(Task prompt) Leave the pictures out and quote every line from the start of the listing to the line with "plt.rcParams['font.family'] = ['Liberation", inclusive.

##### Available data #####

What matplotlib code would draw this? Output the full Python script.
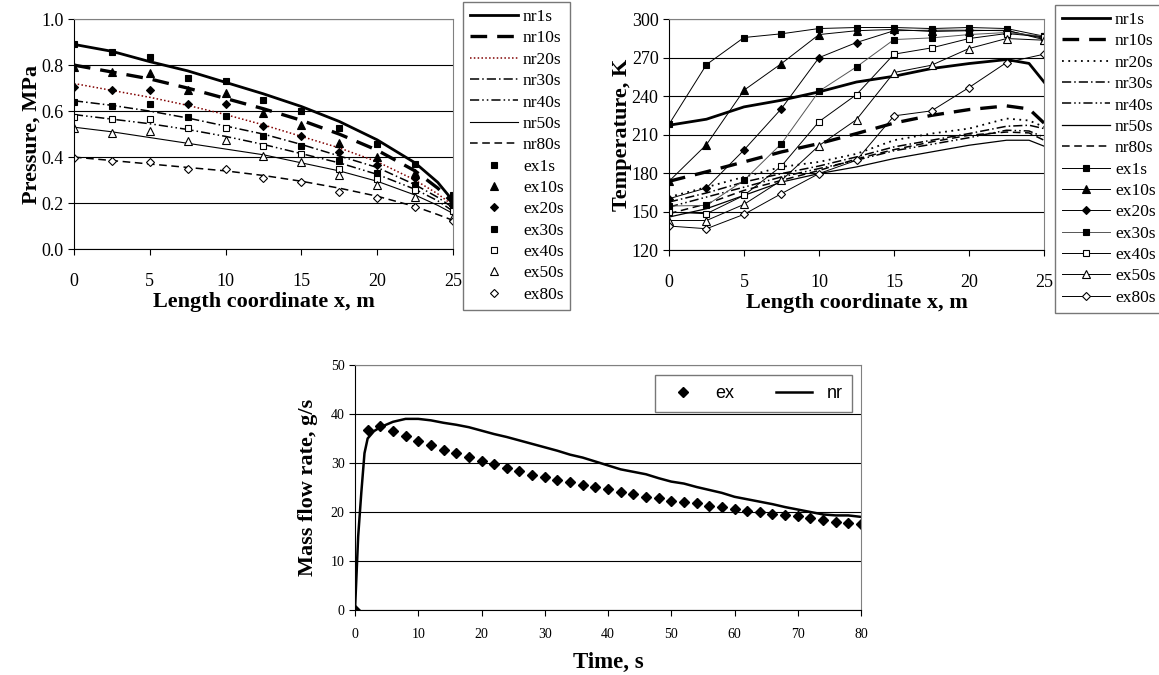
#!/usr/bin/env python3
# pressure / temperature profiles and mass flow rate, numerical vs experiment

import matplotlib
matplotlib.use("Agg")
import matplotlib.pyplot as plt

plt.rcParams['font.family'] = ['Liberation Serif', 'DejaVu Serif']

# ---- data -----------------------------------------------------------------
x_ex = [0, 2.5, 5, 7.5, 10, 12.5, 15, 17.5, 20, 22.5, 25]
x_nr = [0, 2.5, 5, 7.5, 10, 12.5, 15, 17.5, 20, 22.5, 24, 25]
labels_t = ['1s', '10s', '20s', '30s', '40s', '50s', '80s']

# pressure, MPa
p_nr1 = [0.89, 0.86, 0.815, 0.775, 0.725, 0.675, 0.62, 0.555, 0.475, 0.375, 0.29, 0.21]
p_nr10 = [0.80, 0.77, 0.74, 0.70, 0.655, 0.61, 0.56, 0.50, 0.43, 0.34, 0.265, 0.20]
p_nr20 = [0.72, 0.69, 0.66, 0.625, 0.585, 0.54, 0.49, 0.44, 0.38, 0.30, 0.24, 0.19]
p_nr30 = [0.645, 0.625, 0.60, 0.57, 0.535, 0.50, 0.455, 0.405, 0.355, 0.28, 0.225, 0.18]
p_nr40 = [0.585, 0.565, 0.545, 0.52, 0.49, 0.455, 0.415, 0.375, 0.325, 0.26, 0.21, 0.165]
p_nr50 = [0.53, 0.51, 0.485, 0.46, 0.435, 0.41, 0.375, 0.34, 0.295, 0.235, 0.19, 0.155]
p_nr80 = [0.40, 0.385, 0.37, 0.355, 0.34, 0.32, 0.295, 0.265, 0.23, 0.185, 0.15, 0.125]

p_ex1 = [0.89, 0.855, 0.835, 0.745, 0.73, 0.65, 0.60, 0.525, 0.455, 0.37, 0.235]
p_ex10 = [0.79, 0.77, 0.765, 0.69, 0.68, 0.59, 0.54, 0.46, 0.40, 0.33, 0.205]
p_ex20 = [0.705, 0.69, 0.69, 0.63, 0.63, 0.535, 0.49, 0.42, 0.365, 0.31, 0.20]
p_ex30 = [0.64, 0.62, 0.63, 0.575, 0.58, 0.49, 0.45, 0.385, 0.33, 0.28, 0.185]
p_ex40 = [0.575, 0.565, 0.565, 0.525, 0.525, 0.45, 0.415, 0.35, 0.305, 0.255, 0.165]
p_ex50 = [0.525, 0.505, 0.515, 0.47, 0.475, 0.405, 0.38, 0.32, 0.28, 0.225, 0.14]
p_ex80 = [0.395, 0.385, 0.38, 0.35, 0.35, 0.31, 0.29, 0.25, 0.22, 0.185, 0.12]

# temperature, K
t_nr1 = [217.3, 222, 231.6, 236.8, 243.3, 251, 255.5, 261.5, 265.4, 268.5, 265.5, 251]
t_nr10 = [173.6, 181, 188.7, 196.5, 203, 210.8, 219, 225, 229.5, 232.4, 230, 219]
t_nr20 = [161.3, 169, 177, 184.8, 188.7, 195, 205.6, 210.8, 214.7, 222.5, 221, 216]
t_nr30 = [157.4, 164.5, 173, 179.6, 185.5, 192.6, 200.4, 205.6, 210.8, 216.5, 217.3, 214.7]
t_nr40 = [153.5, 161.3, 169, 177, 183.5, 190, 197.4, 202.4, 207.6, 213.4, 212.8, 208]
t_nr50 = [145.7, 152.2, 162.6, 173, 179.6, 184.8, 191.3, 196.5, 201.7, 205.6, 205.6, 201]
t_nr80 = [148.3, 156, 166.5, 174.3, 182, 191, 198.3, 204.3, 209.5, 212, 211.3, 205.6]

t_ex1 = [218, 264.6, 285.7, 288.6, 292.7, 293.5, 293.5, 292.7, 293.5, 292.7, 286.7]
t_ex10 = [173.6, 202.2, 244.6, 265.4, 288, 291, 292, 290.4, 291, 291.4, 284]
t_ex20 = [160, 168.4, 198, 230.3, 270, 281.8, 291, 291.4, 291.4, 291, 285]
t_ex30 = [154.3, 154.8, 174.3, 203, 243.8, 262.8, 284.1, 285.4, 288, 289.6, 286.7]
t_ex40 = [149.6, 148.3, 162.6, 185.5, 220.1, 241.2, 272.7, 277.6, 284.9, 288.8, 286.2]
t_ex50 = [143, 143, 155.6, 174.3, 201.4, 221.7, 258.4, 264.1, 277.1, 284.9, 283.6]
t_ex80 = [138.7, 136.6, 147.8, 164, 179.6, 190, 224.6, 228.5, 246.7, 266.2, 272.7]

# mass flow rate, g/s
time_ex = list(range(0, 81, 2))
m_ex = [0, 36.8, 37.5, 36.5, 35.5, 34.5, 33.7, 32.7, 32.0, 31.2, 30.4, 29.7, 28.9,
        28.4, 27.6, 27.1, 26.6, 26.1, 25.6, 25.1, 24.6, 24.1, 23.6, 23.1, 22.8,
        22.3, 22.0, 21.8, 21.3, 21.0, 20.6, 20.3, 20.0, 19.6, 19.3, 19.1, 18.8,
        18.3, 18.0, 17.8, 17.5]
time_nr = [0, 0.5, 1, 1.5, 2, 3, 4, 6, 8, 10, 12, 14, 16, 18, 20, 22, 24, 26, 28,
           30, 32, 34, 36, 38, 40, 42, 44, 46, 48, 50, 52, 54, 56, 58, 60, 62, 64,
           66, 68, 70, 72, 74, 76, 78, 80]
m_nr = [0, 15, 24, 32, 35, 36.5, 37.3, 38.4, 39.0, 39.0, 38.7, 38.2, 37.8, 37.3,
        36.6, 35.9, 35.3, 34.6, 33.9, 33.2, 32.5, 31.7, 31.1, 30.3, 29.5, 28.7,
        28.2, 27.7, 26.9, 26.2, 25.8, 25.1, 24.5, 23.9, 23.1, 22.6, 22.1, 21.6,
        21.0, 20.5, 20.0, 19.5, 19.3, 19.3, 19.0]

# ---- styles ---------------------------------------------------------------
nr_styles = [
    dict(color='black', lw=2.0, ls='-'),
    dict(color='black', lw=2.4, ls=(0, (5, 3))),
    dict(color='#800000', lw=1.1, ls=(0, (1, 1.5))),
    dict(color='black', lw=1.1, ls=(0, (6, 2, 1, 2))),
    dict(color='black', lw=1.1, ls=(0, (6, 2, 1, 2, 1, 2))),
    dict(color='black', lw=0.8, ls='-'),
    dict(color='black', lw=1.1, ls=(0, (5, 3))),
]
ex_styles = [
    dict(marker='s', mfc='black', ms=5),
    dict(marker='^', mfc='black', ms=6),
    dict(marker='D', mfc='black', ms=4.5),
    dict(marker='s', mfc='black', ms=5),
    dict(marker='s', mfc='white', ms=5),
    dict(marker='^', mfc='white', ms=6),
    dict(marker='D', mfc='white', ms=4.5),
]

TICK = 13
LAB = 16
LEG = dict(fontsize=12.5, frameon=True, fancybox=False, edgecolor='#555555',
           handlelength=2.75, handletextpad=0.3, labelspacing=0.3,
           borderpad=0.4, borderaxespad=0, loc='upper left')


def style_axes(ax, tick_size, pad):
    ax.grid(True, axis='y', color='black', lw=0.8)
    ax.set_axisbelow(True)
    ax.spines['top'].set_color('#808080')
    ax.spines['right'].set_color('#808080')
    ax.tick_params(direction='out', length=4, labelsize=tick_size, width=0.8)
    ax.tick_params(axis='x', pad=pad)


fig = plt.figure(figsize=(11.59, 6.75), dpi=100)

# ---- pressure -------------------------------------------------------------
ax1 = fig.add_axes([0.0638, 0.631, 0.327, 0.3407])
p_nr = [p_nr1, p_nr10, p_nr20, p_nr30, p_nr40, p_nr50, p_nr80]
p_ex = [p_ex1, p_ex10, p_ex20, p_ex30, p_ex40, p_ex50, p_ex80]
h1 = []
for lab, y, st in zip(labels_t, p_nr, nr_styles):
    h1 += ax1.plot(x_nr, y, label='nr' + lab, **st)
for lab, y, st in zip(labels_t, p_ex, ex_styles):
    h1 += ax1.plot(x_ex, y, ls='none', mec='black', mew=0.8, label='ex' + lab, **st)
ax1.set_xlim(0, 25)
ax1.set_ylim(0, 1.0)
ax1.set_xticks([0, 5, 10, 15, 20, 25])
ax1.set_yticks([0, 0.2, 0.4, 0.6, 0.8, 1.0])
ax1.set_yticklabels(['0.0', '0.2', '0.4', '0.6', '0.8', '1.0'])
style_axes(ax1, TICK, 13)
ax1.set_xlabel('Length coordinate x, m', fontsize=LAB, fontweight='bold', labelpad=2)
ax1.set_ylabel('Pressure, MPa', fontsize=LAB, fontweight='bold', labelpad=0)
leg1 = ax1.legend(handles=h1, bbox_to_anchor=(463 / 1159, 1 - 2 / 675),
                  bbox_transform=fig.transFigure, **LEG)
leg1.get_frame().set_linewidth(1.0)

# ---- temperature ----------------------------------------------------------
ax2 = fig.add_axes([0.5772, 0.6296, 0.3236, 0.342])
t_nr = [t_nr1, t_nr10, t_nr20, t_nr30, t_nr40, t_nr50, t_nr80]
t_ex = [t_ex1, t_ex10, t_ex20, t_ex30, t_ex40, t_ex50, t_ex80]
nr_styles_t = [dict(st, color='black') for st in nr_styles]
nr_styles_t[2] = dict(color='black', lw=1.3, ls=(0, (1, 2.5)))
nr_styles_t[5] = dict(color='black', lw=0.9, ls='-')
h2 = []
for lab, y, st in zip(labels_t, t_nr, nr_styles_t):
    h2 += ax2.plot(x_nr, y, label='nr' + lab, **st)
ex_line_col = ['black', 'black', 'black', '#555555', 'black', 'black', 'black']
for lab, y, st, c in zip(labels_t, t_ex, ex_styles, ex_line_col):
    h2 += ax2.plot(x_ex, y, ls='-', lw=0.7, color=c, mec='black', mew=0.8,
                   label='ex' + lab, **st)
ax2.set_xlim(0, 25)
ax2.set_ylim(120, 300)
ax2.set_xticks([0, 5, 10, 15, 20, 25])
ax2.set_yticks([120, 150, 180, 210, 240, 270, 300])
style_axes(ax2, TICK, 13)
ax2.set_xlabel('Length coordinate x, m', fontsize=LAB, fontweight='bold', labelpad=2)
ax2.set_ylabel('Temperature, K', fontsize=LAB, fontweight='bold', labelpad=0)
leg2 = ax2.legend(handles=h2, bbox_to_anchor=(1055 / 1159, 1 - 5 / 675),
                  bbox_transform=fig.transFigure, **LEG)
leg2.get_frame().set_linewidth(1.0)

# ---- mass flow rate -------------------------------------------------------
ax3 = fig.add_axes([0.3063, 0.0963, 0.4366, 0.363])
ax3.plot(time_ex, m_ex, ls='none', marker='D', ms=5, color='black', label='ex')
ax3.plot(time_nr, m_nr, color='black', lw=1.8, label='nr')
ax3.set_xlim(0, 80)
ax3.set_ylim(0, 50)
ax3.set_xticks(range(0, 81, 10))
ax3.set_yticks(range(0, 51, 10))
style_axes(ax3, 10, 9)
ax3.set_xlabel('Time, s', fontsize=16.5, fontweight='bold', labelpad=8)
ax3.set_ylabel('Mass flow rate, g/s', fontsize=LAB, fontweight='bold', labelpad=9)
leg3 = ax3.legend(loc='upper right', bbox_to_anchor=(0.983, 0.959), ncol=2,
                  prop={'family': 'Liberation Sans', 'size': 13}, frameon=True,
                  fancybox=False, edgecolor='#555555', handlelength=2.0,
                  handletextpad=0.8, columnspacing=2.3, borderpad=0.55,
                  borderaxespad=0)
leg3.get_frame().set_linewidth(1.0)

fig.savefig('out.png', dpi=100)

#####

(Worked answer)
What matplotlib code would draw this? Output the full Python script.
#!/usr/bin/env python3
# pressure / temperature profiles and mass flow rate, numerical vs experiment

import matplotlib
matplotlib.use("Agg")
import matplotlib.pyplot as plt

plt.rcParams['font.family'] = ['Liberation Serif', 'DejaVu Serif']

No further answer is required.